Dataset extract:

%%

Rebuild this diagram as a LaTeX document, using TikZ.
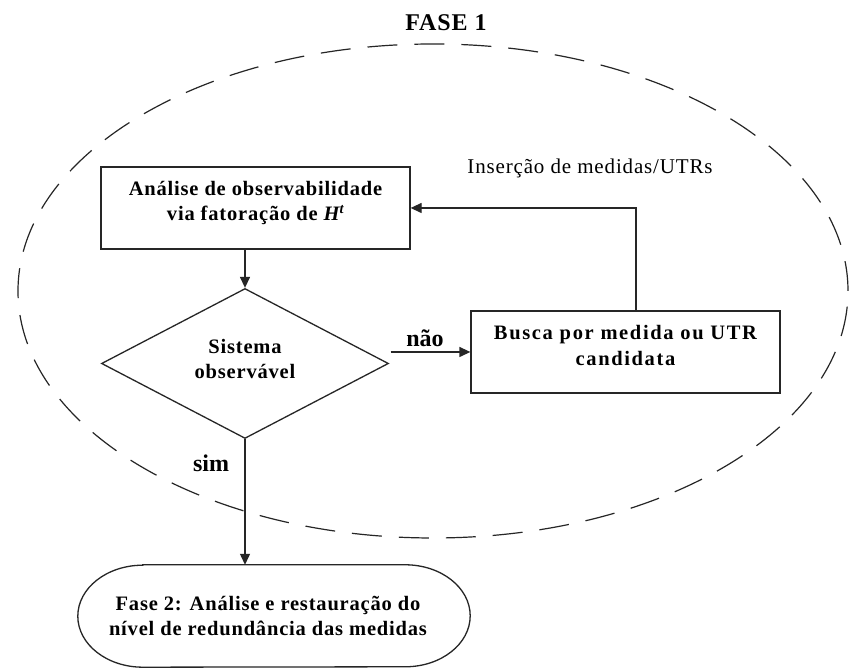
\documentclass[tikz,border=0pt]{standalone}
\usepackage{fontspec}
\setmainfont{Liberation Serif}
\newfontfamily\spaced[LetterSpace=4]{Liberation Serif}
\newfontfamily\wider[LetterSpace=8]{Liberation Serif}
\usetikzlibrary{shapes.geometric,arrows.meta}
% invisible strut that deepens the last line, lifting the text block
\newcommand{\liftby}[1]{\rule[-#1]{0pt}{0pt}}
\begin{document}
\begin{tikzpicture}[x=1pt,y=1pt,
  line/.style={draw=black!85, line width=1.3pt},
  arr/.style={line, -{Triangle[length=11pt,width=10pt]}},
  boldtext/.style={font=\spaced\bfseries\fontsize{20.5}{25}\selectfont, align=center},
  procbox/.style={line, boldtext, rectangle, minimum width=309pt, minimum height=82pt, inner sep=0pt},
  decision/.style={line, boldtext, diamond, minimum width=287pt, minimum height=143pt, inner sep=0pt},
  branch/.style={font=\bfseries\fontsize{24}{28}\selectfont},
  region/.style={draw=black!85, line width=1.2pt, dash pattern=on 30pt off 17pt, ellipse,
                 minimum width=830pt, minimum height=494pt, inner sep=0pt}]

  % canvas
  \fill[white] (0,0) rectangle (855,668);
  \useasboundingbox (0,0) rectangle (855,668);

  % phase 1 region
  \node[region] (phase1) at (433,377) {};
  \node[font=\spaced\bfseries\fontsize{24}{28}\selectfont] (phase1title) at (446,645) {FASE 1};
  \node[font=\spaced\fontsize{21}{25}\selectfont] (insertion) at (590,500) {Inserção de medidas/UTRs};

  % flow steps
  \node[procbox] (analysis) at (255.5,460)
    {Análise de observabilidade\\via fatoração de {\itshape H}\textsuperscript{\itshape t}\liftby{14pt}};
  \node[decision] (check) at (245,304.5) {Sistema\\observável\liftby{10pt}};
  \node[procbox, font=\wider\bfseries\fontsize{20.5}{26}\selectfont] (search) at (625.5,316)
    {Busca por medida ou UTR\\candidata\liftby{14pt}};

  % phase 2 terminator
  \node[boldtext, minimum width=392pt, minimum height=102pt, inner sep=0pt] (phase2) at (274,52)
    {\hspace*{-12pt}Fase 2: Análise e restauração do\\\hspace*{-12pt}nível de redundância das medidas};
  \draw[line] ([xshift=65pt]phase2.north west) -- ([xshift=-65pt]phase2.north east)
    arc[start angle=90, end angle=-90, x radius=65pt, y radius=51pt]
    -- ([xshift=65pt]phase2.south west)
    arc[start angle=270, end angle=90, x radius=65pt, y radius=51pt] -- cycle;

  % connectors
  \draw[arr] (analysis.south -| check.north) -- (check.north);
  \draw[arr] ([xshift=1.5pt]check.east |- search.west) -- (search.west);
  \draw[arr] ([xshift=10.5pt]search.north) |- (analysis.east);
  \draw[arr] (check.south) -- (check.south |- phase2.north);

  % branch labels
  \node[branch] (no) at (425,330) {não};
  \node[branch] (yes) at (211,205) {sim};
\end{tikzpicture}
\end{document}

%%

What is expected:
Copy every line above word for word and exclude the pictures.

Solution to this exercise:
Rebuild this diagram as a LaTeX document, using TikZ.
\documentclass[tikz,border=0pt]{standalone}
\usepackage{fontspec}
\setmainfont{Liberation Serif}
\newfontfamily\spaced[LetterSpace=4]{Liberation Serif}
\newfontfamily\wider[LetterSpace=8]{Liberation Serif}
\usetikzlibrary{shapes.geometric,arrows.meta}
% invisible strut that deepens the last line, lifting the text block
\newcommand{\liftby}[1]{\rule[-#1]{0pt}{0pt}}
\begin{document}
\begin{tikzpicture}[x=1pt,y=1pt,
  line/.style={draw=black!85, line width=1.3pt},
  arr/.style={line, -{Triangle[length=11pt,width=10pt]}},
  boldtext/.style={font=\spaced\bfseries\fontsize{20.5}{25}\selectfont, align=center},
  procbox/.style={line, boldtext, rectangle, minimum width=309pt, minimum height=82pt, inner sep=0pt},
  decision/.style={line, boldtext, diamond, minimum width=287pt, minimum height=143pt, inner sep=0pt},
  branch/.style={font=\bfseries\fontsize{24}{28}\selectfont},
  region/.style={draw=black!85, line width=1.2pt, dash pattern=on 30pt off 17pt, ellipse,
                 minimum width=830pt, minimum height=494pt, inner sep=0pt}]

  % canvas
  \fill[white] (0,0) rectangle (855,668);
  \useasboundingbox (0,0) rectangle (855,668);

  % phase 1 region
  \node[region] (phase1) at (433,377) {};
  \node[font=\spaced\bfseries\fontsize{24}{28}\selectfont] (phase1title) at (446,645) {FASE 1};
  \node[font=\spaced\fontsize{21}{25}\selectfont] (insertion) at (590,500) {Inserção de medidas/UTRs};

  % flow steps
  \node[procbox] (analysis) at (255.5,460)
    {Análise de observabilidade\\via fatoração de {\itshape H}\textsuperscript{\itshape t}\liftby{14pt}};
  \node[decision] (check) at (245,304.5) {Sistema\\observável\liftby{10pt}};
  \node[procbox, font=\wider\bfseries\fontsize{20.5}{26}\selectfont] (search) at (625.5,316)
    {Busca por medida ou UTR\\candidata\liftby{14pt}};

  % phase 2 terminator
  \node[boldtext, minimum width=392pt, minimum height=102pt, inner sep=0pt] (phase2) at (274,52)
    {\hspace*{-12pt}Fase 2: Análise e restauração do\\\hspace*{-12pt}nível de redundância das medidas};
  \draw[line] ([xshift=65pt]phase2.north west) -- ([xshift=-65pt]phase2.north east)
    arc[start angle=90, end angle=-90, x radius=65pt, y radius=51pt]
    -- ([xshift=65pt]phase2.south west)
    arc[start angle=270, end angle=90, x radius=65pt, y radius=51pt] -- cycle;

  % connectors
  \draw[arr] (analysis.south -| check.north) -- (check.north);
  \draw[arr] ([xshift=1.5pt]check.east |- search.west) -- (search.west);
  \draw[arr] ([xshift=10.5pt]search.north) |- (analysis.east);
  \draw[arr] (check.south) -- (check.south |- phase2.north);

  % branch labels
  \node[branch] (no) at (425,330) {não};
  \node[branch] (yes) at (211,205) {sim};
\end{tikzpicture}
\end{document}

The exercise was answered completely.